Problem 1: Classification of e-tailer customers (Real-world problem) using Support vector machines and Randomforest. You can use weka or Scikit-learn python programming.
Objectives: E-commerce Customer Identification (Raw). Try to get the best performance using preprocessing, feature selection, data balancing, and parameter tuning.
The task involves binary classification to determine customers of the e-tailer. The training data contains 334 variables for a known set of 10000 customers and non-customers with a ratio of 1:10, respectively. The test data consists of a set of examples and is drawn from the same distribution as the training set.
Data: The feature data is train.csv and the label data is train_label.csv with corresponding labels for the records in train.csv. The test.csv is the test data.
Preprocessing steps to do:
You may use excel or write a simple script to merge the feature data file with label data file and save as csv file, then you can import into weka system.
Missing values: Check if there are any missing values inside the dataset, if so, use Weka’s missing value estimation filter to estimate the missing values to make the data complete
Normalization: since the features have very different value ranges, apply weka’s normalization procedure to make them comparable.
Attribute/Feature selection: Since there are 334 features in the dataset, it may be useful to use some feature/attribute selection to reduce the dataset before training classifiers. Select one method
(weka->filters->supervised->attribute->attributeSelection) to do feature selection. Describe your selected method and explain how it works briefly.
Hint1: after you import the merged csv file into weka, the class label 1/0 is regarded as numeric value rather than nominal labels. You need to use the weka->filter->unsupervised->attribute->numeric2Nominal filter to convert that column to nominal class. (you need to specify which column is your class label to apply this conversion) Also note that weka take first line as feature names!! So need to add a line of feature names.
Hint2: The dataset is a severely unbalanced dataset. You may want to balance the data before training the classifier.
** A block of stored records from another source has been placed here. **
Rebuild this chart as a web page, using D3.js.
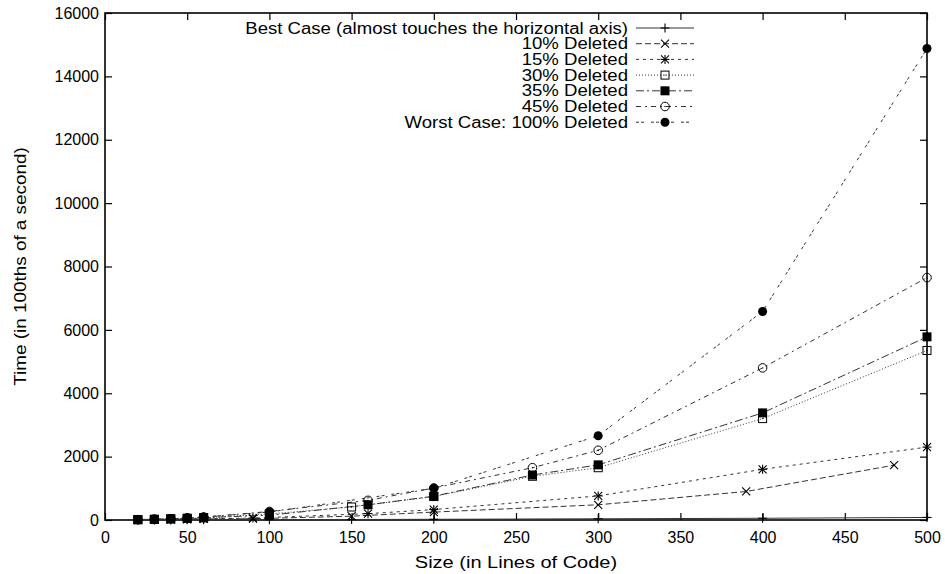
<!DOCTYPE html>
<html>
<head>
<meta charset="utf-8">
<script src="https://cdn.jsdelivr.net/npm/d3@7"></script>
<style>
  body { margin: 0; background: #fff; }
  text { font-family: "Liberation Sans", Arial, Helvetica, sans-serif; fill: #000; }
</style>
</head>
<body>
<svg id="chart" width="945" height="574"></svg>
<script>
// sizes (lines of code) and times (1/100 s)
const sizesBest = [20, 30, 40, 50, 60, 100, 150, 200, 300, 400, 500];
const timesBest = [1, 2, 3, 4, 5, 10, 16, 22, 38, 55, 80];

const sizes10 = [20, 30, 40, 50, 60, 90, 150, 200, 300, 390, 480];
const times10 = [4, 9, 16, 24, 33, 40, 120, 250, 480, 900, 1730];

const sizes15 = [20, 30, 40, 50, 60, 90, 160, 200, 300, 400, 500];
const times15 = [5, 11, 20, 30, 40, 60, 200, 330, 760, 1600, 2300];

const sizes30 = [20, 30, 40, 50, 60, 100, 150, 200, 260, 300, 400, 500];
const times30 = [10, 20, 35, 50, 70, 190, 410, 740, 1380, 1650, 3200, 5350];

const sizes35 = [20, 30, 40, 50, 60, 100, 160, 200, 260, 300, 400, 500];
const times35 = [10, 22, 38, 55, 75, 150, 480, 750, 1420, 1740, 3380, 5780];

const sizes45 = [20, 30, 40, 50, 60, 100, 160, 200, 260, 300, 400, 500];
const times45 = [12, 25, 42, 62, 85, 270, 620, 1010, 1650, 2200, 4800, 7650];

const sizesWorst = [20, 30, 40, 50, 60, 100, 200, 300, 400, 500];
const timesWorst = [15, 30, 50, 75, 100, 250, 1000, 2660, 6580, 14880];

const seriesNames = [
  "Best Case (almost touches the horizontal axis)",
  "10% Deleted",
  "15% Deleted",
  "30% Deleted",
  "35% Deleted",
  "45% Deleted",
  "Worst Case: 100% Deleted"
];

const xTicks = [0, 50, 100, 150, 200, 250, 300, 350, 400, 450, 500];
const yTicks = [0, 2000, 4000, 6000, 8000, 10000, 12000, 14000, 16000];

// gnuplot-like line types and point types
const dashes = ["none", "6,3", "3,4", "1,2", "8,3,2,3", "5,4,2,4", "3,2,3,7"];
const markers = ["plus", "cross", "star", "box", "boxF", "circle", "circleF"];

const allSizes = [sizesBest, sizes10, sizes15, sizes30, sizes35, sizes45, sizesWorst];
const allTimes = [timesBest, times10, times15, times30, times35, times45, timesWorst];

const series = seriesNames.map((name, i) => ({
  name: name,
  dash: dashes[i],
  marker: markers[i],
  points: allSizes[i].map((s, j) => ({ x: s, y: allTimes[i][j] }))
}));

const svg = d3.select("#chart");
const plotLeft = 105, plotRight = 927, plotTop = 13, plotBottom = 520;

const x = d3.scaleLinear().domain([0, 500]).range([plotLeft, plotRight]);
const y = d3.scaleLinear().domain([0, 16000]).range([plotBottom, plotTop]);

// stretch text horizontally (the original picture was scaled wider)
function stretch(sel, k) {
  sel.each(function () {
    const w = this.getComputedTextLength();
    d3.select(this).attr("textLength", w * k).attr("lengthAdjust", "spacingAndGlyphs");
  });
}

// axes, ticks pointing inward on all four sides
const tickLen = 7;

svg.append("g")
  .attr("transform", `translate(0,${plotBottom})`)
  .call(d3.axisBottom(x).tickValues(xTicks).tickSizeInner(-tickLen).tickSizeOuter(0).tickPadding(12));

svg.append("g")
  .attr("transform", `translate(${plotLeft},0)`)
  .call(d3.axisLeft(y).tickValues(yTicks).tickFormat(d3.format("d"))
    .tickSizeInner(-tickLen).tickSizeOuter(0).tickPadding(6));

svg.append("g")
  .attr("transform", `translate(0,${plotTop})`)
  .call(d3.axisTop(x).tickValues(xTicks).tickSizeInner(-tickLen).tickSizeOuter(0).tickFormat(""));

svg.append("g")
  .attr("transform", `translate(${plotRight},0)`)
  .call(d3.axisRight(y).tickValues(yTicks).tickSizeInner(-tickLen).tickSizeOuter(0).tickFormat(""));

svg.selectAll(".domain").remove();
svg.selectAll(".tick line").attr("stroke", "#000").attr("stroke-width", 1.2);
svg.selectAll(".tick text").attr("font-size", 16).attr("font-family", null);

svg.append("rect")
  .attr("x", plotLeft).attr("y", plotTop)
  .attr("width", plotRight - plotLeft).attr("height", plotBottom - plotTop)
  .attr("fill", "none").attr("stroke", "#000").attr("stroke-width", 1.6);

// axis titles
svg.append("text")
  .attr("x", (plotLeft + plotRight) / 2).attr("y", 568)
  .attr("text-anchor", "middle").attr("font-size", 16)
  .text("Size (in Lines of Code)")
  .call(stretch, 1.25);

svg.append("text")
  .attr("transform", `translate(26,${(plotTop + plotBottom) / 2}) rotate(-90)`)
  .attr("text-anchor", "middle").attr("font-size", 16)
  .text("Time (in 100ths of a second)")
  .call(stretch, 1.18);

// point symbols
function drawMarker(g, type, cx, cy) {
  const h = 4.5;
  const line = (x1, y1, x2, y2) => {
    g.append("line").attr("x1", x1).attr("y1", y1).attr("x2", x2).attr("y2", y2)
      .attr("stroke", "#000").attr("stroke-width", 1.1);
  };
  const dot = () => g.append("circle").attr("cx", cx).attr("cy", cy).attr("r", 0.7).attr("fill", "#000");
  switch (type) {
    case "plus":
      line(cx - h, cy, cx + h, cy); line(cx, cy - h, cx, cy + h);
      break;
    case "cross":
      line(cx - 4, cy - 4, cx + 4, cy + 4); line(cx - 4, cy + 4, cx + 4, cy - 4);
      break;
    case "star":
      line(cx - h, cy, cx + h, cy); line(cx, cy - h, cx, cy + h);
      line(cx - 4, cy - 4, cx + 4, cy + 4); line(cx - 4, cy + 4, cx + 4, cy - 4);
      break;
    case "box":
      g.append("rect").attr("x", cx - 4).attr("y", cy - 4).attr("width", 8).attr("height", 8)
        .attr("fill", "none").attr("stroke", "#000").attr("stroke-width", 1);
      dot();
      break;
    case "boxF":
      g.append("rect").attr("x", cx - 4.5).attr("y", cy - 4.5).attr("width", 9).attr("height", 9)
        .attr("fill", "#000");
      break;
    case "circle":
      g.append("circle").attr("cx", cx).attr("cy", cy).attr("r", 4.3)
        .attr("fill", "none").attr("stroke", "#000").attr("stroke-width", 1);
      dot();
      break;
    case "circleF":
      g.append("circle").attr("cx", cx).attr("cy", cy).attr("r", 4.5).attr("fill", "#000");
      break;
  }
}

const lineGen = d3.line().x(d => x(d.x)).y(d => y(d.y));

const plot = svg.append("g");
series.forEach(s => {
  plot.append("path")
    .datum(s.points)
    .attr("d", lineGen)
    .attr("fill", "none")
    .attr("stroke", "#333")
    .attr("stroke-width", 1)
    .attr("stroke-dasharray", s.dash);
});
series.forEach(s => {
  const g = plot.append("g");
  s.points.forEach(p => drawMarker(g, s.marker, x(p.x), y(p.y)));
});

// legend
const legendRight = 628, sampleX1 = 636, sampleX2 = 694, legendY = 28, rowH = 15.7;
const legend = svg.append("g");
series.forEach((s, i) => {
  const ly = legendY + i * rowH;
  legend.append("text")
    .attr("x", legendRight).attr("y", ly)
    .attr("dy", "0.35em")
    .attr("text-anchor", "end").attr("font-size", 16)
    .text(s.name)
    .call(stretch, 1.16);
  legend.append("line")
    .attr("x1", sampleX1).attr("x2", sampleX2).attr("y1", ly).attr("y2", ly)
    .attr("stroke", "#333").attr("stroke-width", 1)
    .attr("stroke-dasharray", s.dash);
  drawMarker(legend.append("g"), s.marker, (sampleX1 + sampleX2) / 2, ly);
});
</script>
</body>
</html>
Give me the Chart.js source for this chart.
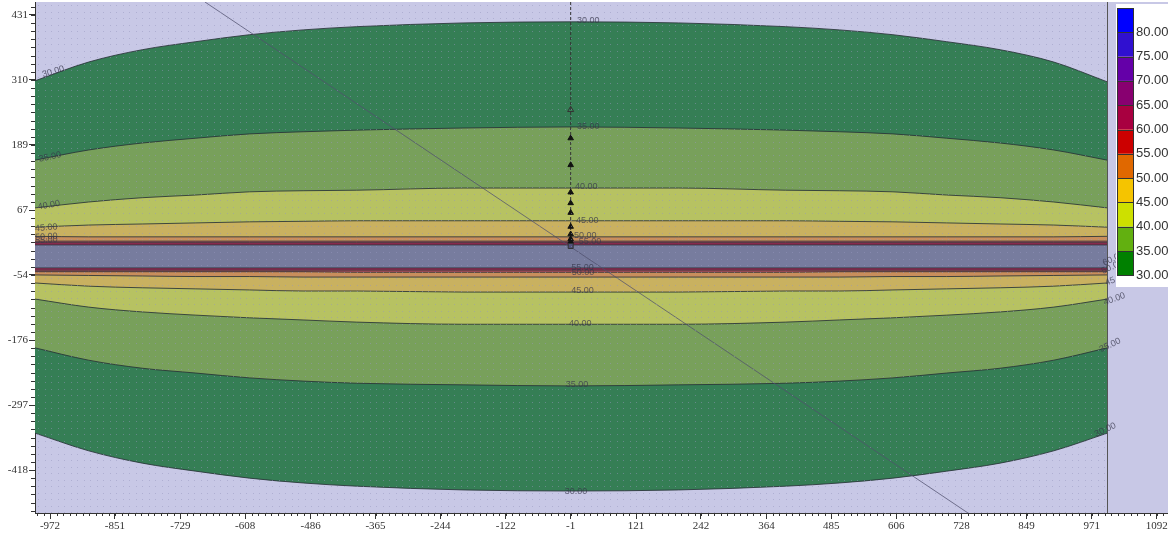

Hint3: if your training data has been applied a set of normalization or feature selection, you need to do the same with test dataset, otherwise the feature values are not consistent, and you will get absurd results on test data.
Hint5: The best AUC value for this problem is 0.6821. See what u can get.
Experiments to do:
1) Experiments on the training dataset
You will need to build a classifier using a SVM and RandomForest algorithms to classify the data into customers and non-customers and evaluate their performance.
Pick one decision tree algorithm from Weka such as J48graft and describe it. (there are many decision tree algorithms)
Explain pre-processing filters in the table below. Run your decision tree algorithm with the default parameters. This is to learn how the preprocessing affects performance.
Write down the corresponding performance measures for class 1 (customer) in the following table for each processing
All measures are based on 10-fold cross-validation results (except the last row). Put your results in Table 1 (below)
2) Use your best classifier you trained in step one, predict the class labels for the test dataset test10000.csv. Save your prediction labels into the predict.csv file.
Write a program to calculate precision, recall, MCC (check the definition here http://en.wikipedia.org/wiki/Receiver_operating_characteristic#Further_interpretations) using the true labels in the test10000_label.csv and the predicted labels in your predict.csv file.
1) Describe the preprocessing methods you used in the above experiments: missing value estimation, normalization, attribute selection, random forest
2) Report the performance results in Table 1
3) Submit the program to calculate the performance measures: Precision, Recall, MCC from two label files.
References on unbalanced data handling
Problem 2: Regression using SVR (Support vector regression) or Random Forest
The problem here is to develop a regression model that can beat a theory model.
Attached thermal-data.xlsx contain a dataset for material thermal conductivity.
Develop two regression programs (one is SVR, the other can be RandomForest) to predict the thermal conductivity (y-exp) using the all the features before it. (V,M,n,np,B,G,E,v,H,B’,G’,ρ,vL,vS,va,Θe,γel,γes,γe,A,).
Report the MSE, RMSE, MAE, R2 of 10-fold cross-validation. Compare the MSE, RMSE, MAE, R2 of the theoretical model using the values in column y-theory
Try to tune your parameters of the models to achieve the best performance.
Plot the final scatter plot for your best model/result. The better the points are around the diagonal line the better your model is.